今度は夫の親に認知症の気配が……
父に施設に行くよう説得していた昨年秋、今度は夫の両親に問題が起こった。義父が転倒して骨折、入院治療している間に、やはり認知症の気配が出てきたのだ。「義母は義父がいないと何もできないタイプ。夫はひとりっ子なんです。相談できる親戚もいないため、夫は週末を使って実家へ戻り、今後のことを段取りしてきたと言っていました」
ところがその後、義母が近所の人の宗教がかった投資話にはまってしまい、気づいたときは貯金もほとんど切り崩していた。老後、何かあったときのためにと貯めていた1000万円を貢いでしまったらしい。
「その近所の人を探したけど、すでにどこかに越したあと。もともと義母が仲良くしていた人でもなかったらしいんです。ダンナさんの病気が治るよとか、この健康食品で認知症はよくなるとか言われたようです。詐欺だと思うんだけど、義母に騙された気持ちがないみたいで……」
夫がいない不安と寂しさで、義母は精神的なバランスを欠いていたようだ。義父はそのままリハビリ病院に転院が決まったため、義母のひとり暮らしはさらに続きそうだった。
「今年のお正月明けに、夫が『おふくろを引き取ろうと思う』と言うんです。ちょうどそのころ、うちの父が母を外まで追いかけ回して近所の人にまで暴力をふるうという事件があったので、私も父と母を別居させなければダメだと思っていた。うちもこういう状況だし、あなたがおかあさんを引き取るなら、私だって母を引き取りたいと言いました」
ただ、ワカコさん一家はマンション住まいで、余分な部屋などない。どちらかひとりだって引き取れないのが現状だとふたりとも気づいた。
「いざとなると、ふたりとも『うちの親のほうが大変』と言い合ってしまう。一時期諍いが増え、娘が泣いて止めたこともあるんです。その後、夫はしばらく会社近くのホテルに泊まると家をあけました。それでお互いに冷静になれたような気がします」
互いの両親が要介護状態になったらどうする
最優先は「この家庭だよね」と一致した。そのために親のことは協力しあって最善の道を探ろうということになった。「結局、父は春から施設に預けました。

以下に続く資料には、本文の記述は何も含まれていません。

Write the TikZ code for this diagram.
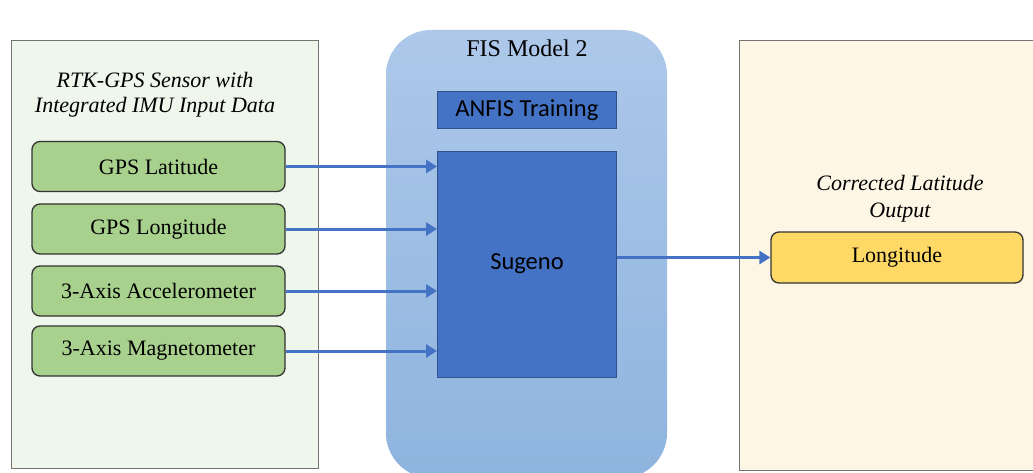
\documentclass[tikz,border=0pt]{standalone}
\usepackage{fontspec}
\setmainfont{Liberation Serif}
\newfontfamily\calibrifont{Carlito}
\usetikzlibrary{arrows.meta}
\definecolor{panelgreen}{HTML}{EFF6EC}
\definecolor{boxgreen}{HTML}{A9D18E}
\definecolor{panelcream}{HTML}{FDF6E5}
\definecolor{boxyellow}{HTML}{FFD966}
\definecolor{blueA}{HTML}{ADC8E9}
\definecolor{blueB}{HTML}{8EB4DF}
\definecolor{bluedark}{HTML}{4472C4}
\definecolor{blueedge}{HTML}{2F528F}
\tikzset{
  panel/.style={draw=black!55, line width=1.2pt},
  inbox/.style={draw=black!80, line width=1.3pt, rounded corners=8pt, fill=boxgreen,
    minimum width=253pt, minimum height=50pt, font=\fontsize{22}{24}\selectfont, inner sep=0pt},
  bluebox/.style={draw=blueedge, line width=0.8pt, fill=bluedark, inner sep=0pt},
  flow/.style={draw=bluedark, line width=3pt, -{Triangle[length=11pt,width=13pt]}},
  title/.style={font=\itshape\fontsize{22}{25}\selectfont, align=center}
}
\begin{document}
\begin{tikzpicture}[x=1pt,y=-1pt]
\useasboundingbox (0,0) rectangle (1033,473);
\clip (0,0) rectangle (1033,473);
\fill[white] (0,0) rectangle (1033,473);
% left panel
\node[panel, fill=panelgreen, minimum width=307pt, minimum height=428pt, inner sep=0pt, anchor=north west] (lp) at (11,40) {};
\node[title] (lt) at (155,95) {RTK-GPS Sensor with\\Integrated IMU Input Data};
% middle panel
\shade[top color=blueA, bottom color=blueB, rounded corners=45pt] (386,30) rectangle (667,478);
\node[font=\fontsize{24}{26}\selectfont] (mt) at (527,48) {FIS Model 2};
\node[bluebox, minimum width=179pt, minimum height=37pt, font=\calibrifont\fontsize{24.5}{26}\selectfont, anchor=north west] (anfis) at (437,91) {ANFIS Training};
\node[bluebox, minimum width=179pt, minimum height=226pt, anchor=north west] (sug) at (437,151) {};
\node[font=\calibrifont\fontsize{24.5}{26}\selectfont] (sugt) at (527,264) {Sugeno};
% right panel
\node[panel, fill=panelcream, minimum width=320pt, minimum height=430pt, inner sep=0pt, anchor=north west] (rp) at (739,40) {};
\node[title, font=\itshape\fontsize{22}{27}\selectfont] (rt) at (900,199) {Corrected Latitude\\Output};
% input boxes
\node[inbox] (lat) at (158.5,166.5) {GPS Latitude};
\node[inbox] (lon) at (158.5,229) {GPS Longitude};
\node[inbox] (acc) at (158.5,291) {3-Axis Accelerometer};
\node[inbox] (mag) at (158.5,351) {3-Axis Magnetometer};
% output box
\node[inbox, fill=boxyellow, minimum width=252pt, minimum height=51pt] (out) at (897,257.5) {Longitude};
% connectors
\draw[flow] (lat.east) -- (lat.east -| sug.west);
\draw[flow] (lon.east) -- (lon.east -| sug.west);
\draw[flow] (acc.east) -- (acc.east -| sug.west);
\draw[flow] (mag.east) -- (mag.east -| sug.west);
\draw[flow] (sug.east |- out.west) -- (out.west);
\end{tikzpicture}
\end{document}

母はひとりで暮らすようになって、生き生きしています。義父はなんとかひとりで歩けるようにはなったので、家に戻ってヘルパーさんに来てもらいつつ自宅療養しています。義母が張り切りすぎて、つい先日倒れたりもしましたが、義父母はなるべく夫婦一緒にいるのがいいみたいです」
高齢になってから引き離したほうがいい夫婦、一緒にいたほうがいい夫婦に分かれるのかもしれない。いずれにしても現役世代は、自分たちにとって最優先事項を把握しておいたほうがいいのだろう。人生100歳時代と言われるが、100歳で自活している人などごくごくわずかなのである。